- Required work
Reproduce every line of the listing as written, apart from the pictures.

— start —

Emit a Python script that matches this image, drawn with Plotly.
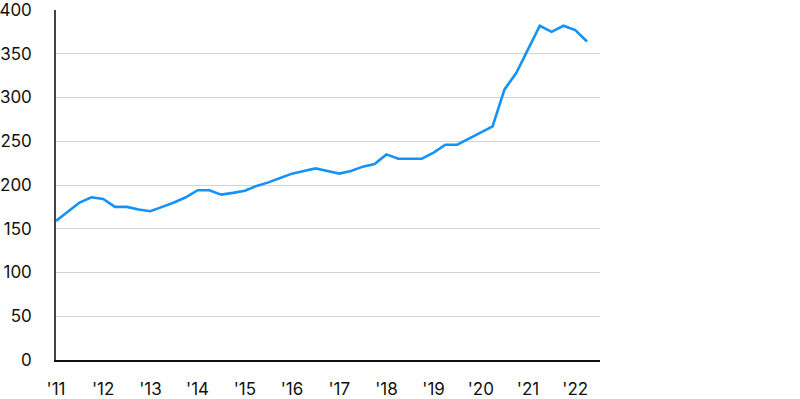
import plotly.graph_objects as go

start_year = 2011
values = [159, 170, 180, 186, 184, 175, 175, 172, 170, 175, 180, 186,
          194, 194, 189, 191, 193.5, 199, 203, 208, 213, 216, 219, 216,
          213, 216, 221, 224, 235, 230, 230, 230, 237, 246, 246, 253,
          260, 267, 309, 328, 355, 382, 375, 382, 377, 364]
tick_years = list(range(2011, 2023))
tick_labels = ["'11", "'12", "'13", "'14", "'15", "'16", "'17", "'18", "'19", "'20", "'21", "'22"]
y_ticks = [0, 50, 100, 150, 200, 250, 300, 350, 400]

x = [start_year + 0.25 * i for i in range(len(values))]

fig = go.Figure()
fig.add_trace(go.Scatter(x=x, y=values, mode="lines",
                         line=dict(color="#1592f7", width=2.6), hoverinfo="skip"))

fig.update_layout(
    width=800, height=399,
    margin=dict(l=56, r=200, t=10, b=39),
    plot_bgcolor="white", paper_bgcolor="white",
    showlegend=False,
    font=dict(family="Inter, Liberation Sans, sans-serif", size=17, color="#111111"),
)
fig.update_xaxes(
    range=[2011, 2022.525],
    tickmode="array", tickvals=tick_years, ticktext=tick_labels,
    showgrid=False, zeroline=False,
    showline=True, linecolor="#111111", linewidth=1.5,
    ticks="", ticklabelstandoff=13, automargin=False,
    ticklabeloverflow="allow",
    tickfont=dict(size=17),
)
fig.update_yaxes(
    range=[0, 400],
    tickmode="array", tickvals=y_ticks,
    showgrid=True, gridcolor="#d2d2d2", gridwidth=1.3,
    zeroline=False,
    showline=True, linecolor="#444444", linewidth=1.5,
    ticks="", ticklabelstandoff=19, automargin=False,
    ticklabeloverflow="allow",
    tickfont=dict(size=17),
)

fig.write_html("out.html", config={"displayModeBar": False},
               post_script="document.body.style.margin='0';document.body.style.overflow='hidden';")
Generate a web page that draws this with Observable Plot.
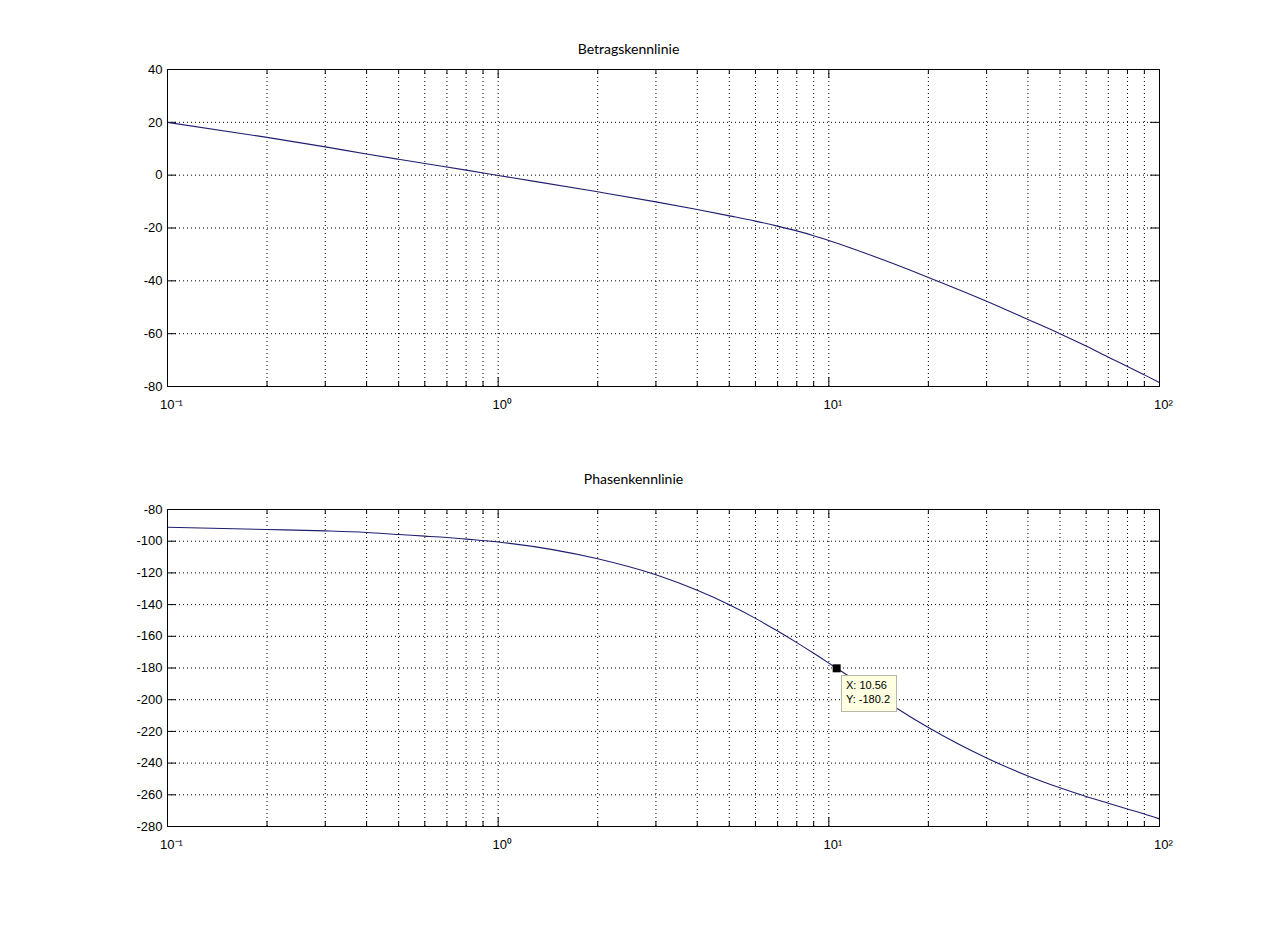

— end —

- Full answer
Emit a Python script that matches this image, drawn with Plotly.
import plotly.graph_objects as go

start_year = 2011
values = [159, 170, 180, 186, 184, 175, 175, 172, 170, 175, 180, 186,
          194, 194, 189, 191, 193.5, 199, 203, 208, 213, 216, 219, 216,
          213, 216, 221, 224, 235, 230, 230, 230, 237, 246, 246, 253,
          260, 267, 309, 328, 355, 382, 375, 382, 377, 364]
tick_years = list(range(2011, 2023))
tick_labels = ["'11", "'12", "'13", "'14", "'15", "'16", "'17", "'18", "'19", "'20", "'21", "'22"]
y_ticks = [0, 50, 100, 150, 200, 250, 300, 350, 400]

x = [start_year + 0.25 * i for i in range(len(values))]

fig = go.Figure()
fig.add_trace(go.Scatter(x=x, y=values, mode="lines",
                         line=dict(color="#1592f7", width=2.6), hoverinfo="skip"))

fig.update_layout(
    width=800, height=399,
    margin=dict(l=56, r=200, t=10, b=39),
    plot_bgcolor="white", paper_bgcolor="white",
    showlegend=False,
    font=dict(family="Inter, Liberation Sans, sans-serif", size=17, color="#111111"),
)
fig.update_xaxes(
    range=[2011, 2022.525],
    tickmode="array", tickvals=tick_years, ticktext=tick_labels,
    showgrid=False, zeroline=False,
    showline=True, linecolor="#111111", linewidth=1.5,
    ticks="", ticklabelstandoff=13, automargin=False,
    ticklabeloverflow="allow",
    tickfont=dict(size=17),
)
fig.update_yaxes(
    range=[0, 400],
    tickmode="array", tickvals=y_ticks,
    showgrid=True, gridcolor="#d2d2d2", gridwidth=1.3,
    zeroline=False,
    showline=True, linecolor="#444444", linewidth=1.5,
    ticks="", ticklabelstandoff=19, automargin=False,
    ticklabeloverflow="allow",
    tickfont=dict(size=17),
)

fig.write_html("out.html", config={"displayModeBar": False},
               post_script="document.body.style.margin='0';document.body.style.overflow='hidden';")
Generate a web page that draws this with Observable Plot.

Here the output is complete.